Friday, October 12, 2018
The Slovenian Government has published a proposed amendment to the corporate tax law that would transpose elements of the European Union Anti-Tax Avoidance Directive (ATAD I) into domestic legislation and align national law with EU VAT requirements with respect vouchers and tax rules for small businesses.
ATAD I contains five legally binding anti-abuse measures, which all member states are required to apply against common forms of aggressive tax planning. These include an exit tax, controlled foreign company rules, a general anti-avoidance rule, limitations on interest deductions, and rules to prevent the double non-taxation of certain income.
The Slovenian proposals, published by the Government on September 28, 2018, include provisions for a general anti-avoidance rule and controlled foreign company laws that are in line with ATAD I.
Member states are required to transpose ATAD I by December 31, 2018, with the exception of the exit tax rules, which must be transposed by December 31, 2019.
The Government also approved proposals incorporating the requirements of the EU Vouchers Directive (Directive 2016/1065) into domestic law. This directive is intended to provide for common rules for the VAT treatment of vouchers. It applies to any vouchers issued on or after April 1, 2019.
In particular, the Directive sets out to reduce the risk of mismatches in national tax rules leading to double taxation, non-taxation, or other undesired consequences.
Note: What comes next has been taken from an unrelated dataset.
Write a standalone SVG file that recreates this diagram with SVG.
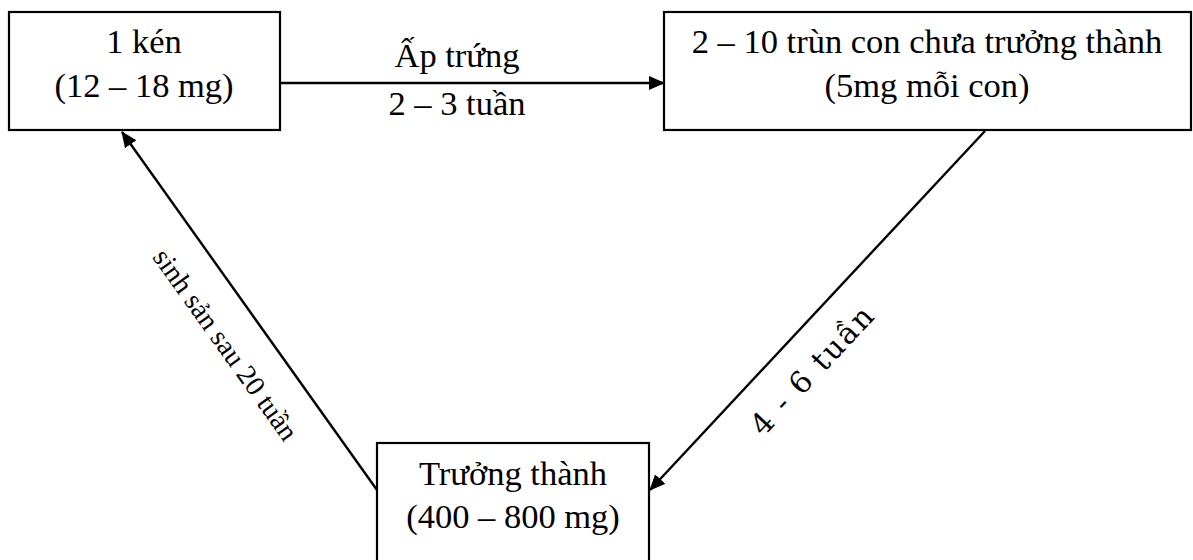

This can happen where a voucher is issued in one member state and used in another, and particularly where vouchers are traded.
In addition, proposals were also approved that will alleviate the compliance burden for those rendering electronically supplied services to consumers worth less than EUR10,000 (USD11,550) in a year. This EU rule will allow businesses making cross-border sales to consumers worth less than this threshold to be subject to domestic VAT rules, rather than having to comply with other member states' tax rules in the location of the consumer. It is intended that this change will be effective in Slovenia from January 1, 2019.